Candidates themselves are aware that the new rules mean they will be more on their own than the past four cycles, in which the committees played increasingly vital roles.

“There’s never any promises,” said Rep. Brad Carson (D-Okla.), who is running for the seat of retiring Sen. Don Nickles (R). He said top Senate Democrats made it clear to him that, if he was in strong contention down the stretch and the DSCC had the dollars, he might get some help.

“You need to go prove it,” Carson said he was told.

Rep. Joe Hoeffel (D-Pa.) received a similar line regarding his race against Sen. Arlen Specter (R), assuming Specter wins a primary challenge against Rep. Pat Toomey (R).

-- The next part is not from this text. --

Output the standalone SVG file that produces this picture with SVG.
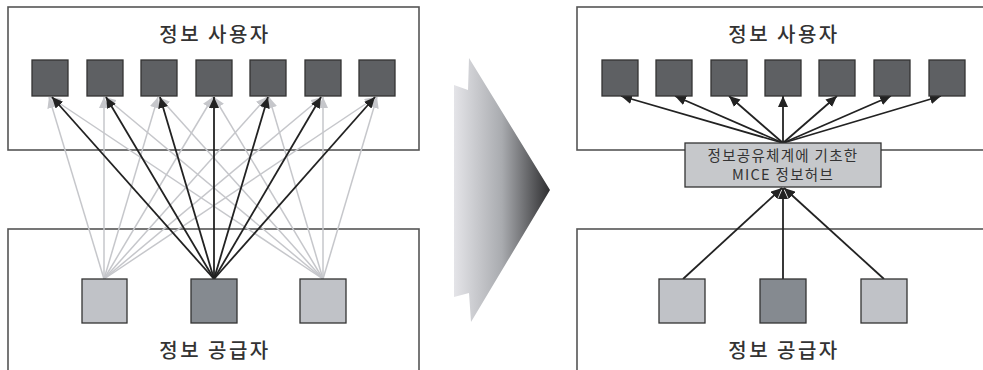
<svg xmlns="http://www.w3.org/2000/svg" width="983" height="370" viewBox="0 0 983 370">
<defs>
<marker id="ab" markerUnits="userSpaceOnUse" markerWidth="11" markerHeight="10" refX="11" refY="5" orient="auto"><path d="M0,0 L11,5 L0,10 z" fill="#222"/></marker>
<marker id="ag" markerUnits="userSpaceOnUse" markerWidth="11" markerHeight="10" refX="11" refY="5" orient="auto"><path d="M0,0 L11,5 L0,10 z" fill="#c6c7cb"/></marker>
<linearGradient id="bg" x1="454" y1="0" x2="550" y2="0" gradientUnits="userSpaceOnUse">
<stop offset="0" stop-color="#e4e4e8"/><stop offset="0.5" stop-color="#a9abaf"/><stop offset="1" stop-color="#2e2e30"/>
</linearGradient>
</defs>
<style>
.frame{fill:#fff;stroke:#555;stroke-width:1.6}
.user{fill:#5e6063;stroke:#333;stroke-width:1.3}
.src{fill:#c0c2c7;stroke:#333;stroke-width:1.3}
.srcd{fill:#858a90;stroke:#333;stroke-width:1.3}
.hub{fill:#c6c8cb;stroke:#333;stroke-width:1.3}
.t{font-family:"Noto Sans CJK KR","Noto Sans",sans-serif;fill:#333;text-anchor:middle}
.title{font-size:20px;letter-spacing:2.5px;font-weight:500}
.small{font-size:14.5px;letter-spacing:1.3px}
.k{stroke:#222;stroke-width:1.8;fill:none;marker-end:url(#ab)}
.g{stroke:#c6c7cb;stroke-width:1.5;fill:none;marker-end:url(#ag)}
</style>
<rect width="983" height="370" fill="#fff"/>
<g id="left-users-box"><rect class="frame" x="8" y="7" width="411" height="143"/><text class="t title" x="215" y="42">정보 사용자</text></g>
<g id="left-providers-box"><rect class="frame" x="8" y="229" width="411" height="150"/><text class="t title" x="215" y="358">정보 공급자</text></g>
<g id="right-users-box"><rect class="frame" x="577" y="7" width="420" height="143"/><text class="t title" x="784" y="42">정보 사용자</text></g>
<g id="right-providers-box"><rect class="frame" x="577" y="229" width="420" height="150"/><text class="t title" x="784" y="358">정보 공급자</text></g>
<g id="connectors">
<path class="g" d="M104,279 L49,97"/><path class="g" d="M104,279 L104,97"/><path class="g" d="M104,279 L158,97"/><path class="g" d="M104,279 L213,97"/><path class="g" d="M104,279 L267,97"/><path class="g" d="M104,279 L322,97"/><path class="g" d="M104,279 L376,97"/>
<path class="g" d="M323,279 L50,97"/><path class="g" d="M323,279 L105,97"/><path class="g" d="M323,279 L159,97"/><path class="g" d="M323,279 L214,97"/><path class="g" d="M323,279 L269,97"/><path class="g" d="M323,279 L323,97"/><path class="g" d="M323,279 L377,97"/>
<path class="k" d="M214,279 L52,97"/><path class="k" d="M214,279 L106,97"/><path class="k" d="M214,279 L160,97"/><path class="k" d="M214,279 L214,97"/><path class="k" d="M214,279 L268,97"/><path class="k" d="M214,279 L321,97"/><path class="k" d="M214,279 L375,97"/>
<path class="k" d="M783,143 L621,96"/><path class="k" d="M783,143 L675,96"/><path class="k" d="M783,143 L729,96"/><path class="k" d="M783,143 L783,96"/><path class="k" d="M783,143 L837,96"/><path class="k" d="M783,143 L891,96"/><path class="k" d="M783,143 L941,96"/>
<path class="k" d="M683,279 L782,188"/><path class="k" d="M783,279 L783,188"/><path class="k" d="M884,279 L784,188"/>
</g>
<g id="left-users">
<rect class="user" x="32" y="60" width="36" height="36"/><rect class="user" x="87" y="60" width="36" height="36"/><rect class="user" x="141" y="60" width="36" height="36"/><rect class="user" x="196" y="60" width="36" height="36"/><rect class="user" x="250" y="60" width="36" height="36"/><rect class="user" x="305" y="60" width="36" height="36"/><rect class="user" x="359" y="60" width="36" height="36"/>
</g>
<g id="left-providers">
<rect class="src" x="82" y="279" width="45" height="44"/><rect class="srcd" x="191" y="279" width="46" height="44"/><rect class="src" x="300" y="279" width="46" height="44"/>
</g>
<g id="right-users">
<rect class="user" x="602" y="60" width="36" height="36"/><rect class="user" x="656" y="60" width="36" height="36"/><rect class="user" x="711" y="60" width="36" height="36"/><rect class="user" x="765" y="60" width="36" height="36"/><rect class="user" x="819" y="60" width="36" height="36"/><rect class="user" x="874" y="60" width="36" height="36"/><rect class="user" x="929" y="60" width="36" height="36"/>
</g>
<g id="hub"><rect class="hub" x="685" y="143" width="196" height="44"/><text class="t small" x="783" y="161">정보공유체계에 기초한</text><text class="t small" x="783" y="180">MICE 정보허브</text></g>
<g id="right-providers">
<rect class="src" x="659" y="279" width="46" height="44"/><rect class="srcd" x="760" y="279" width="46" height="44"/><rect class="src" x="861" y="279" width="46" height="44"/>
</g>
<g id="big-arrow"><path d="M469,58 L550,190 L471,322 L469,293 L454,297 L454,85 L468,90 Z" fill="url(#bg)"/></g>
</svg>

“They said they would give me their maximum help. They don’t know what that is,” Hoeffel said in an interview before the court’s ruling.

And, because the court upheld the ban on outside groups running soft-money-financed attacks ads within 60 days of the general election, the candidates will likely face less competition for the airwaves from Labor Day on in many races.

According to a Republican estimate, the NRSC and the DSCC spent from $55 million to $60 million each on television and radio advertisements last cycle. The NRSC funded at least 150 different commercials in the ’02 cycle.

In the final week of the campaign, the NRSC spent more than $1 million in seven different states. “We spent as much or more than the candidate in some states,” one former aide associated with the 2002 cycle said of the final weeks of the campaign.

A GOP strategist predicted that the message that does get delivered in media ads, whenever they are run, will have to be very narrowly tailored. There won’t be enough money to run ads testing what message works: “You’re pretty much looking for a home run each time you go up,” the strategist predicted.

Each of the committees is hoping to remedy the problem long term by a larger universe of donors, with the NRCC making the largest investment so far. That committee has dished out almost $85 million to one telemarketing and direct-mail company, Ohio-based Infocision, landing many new small donors.

The NRCC is raising money at roughly the same pace as in the days of soft money, taking in $64.4 million through the end of October. (The campaign committees now file reports monthly.) But the costs of Infocision’s work is so high that they continue to hurt the committee’s cash-on-hand figure, having already spent more than $58 million this year.

The DSCC’s coffers also dropped in October after it made a $500,000 payment on its debt, leaving it with $1.2 million in cash and a $1.9 million debt. The NRSC ended October with $7.4 million in the bank, and the DCCC ended with less than $5 million in its account one year away from Election Day.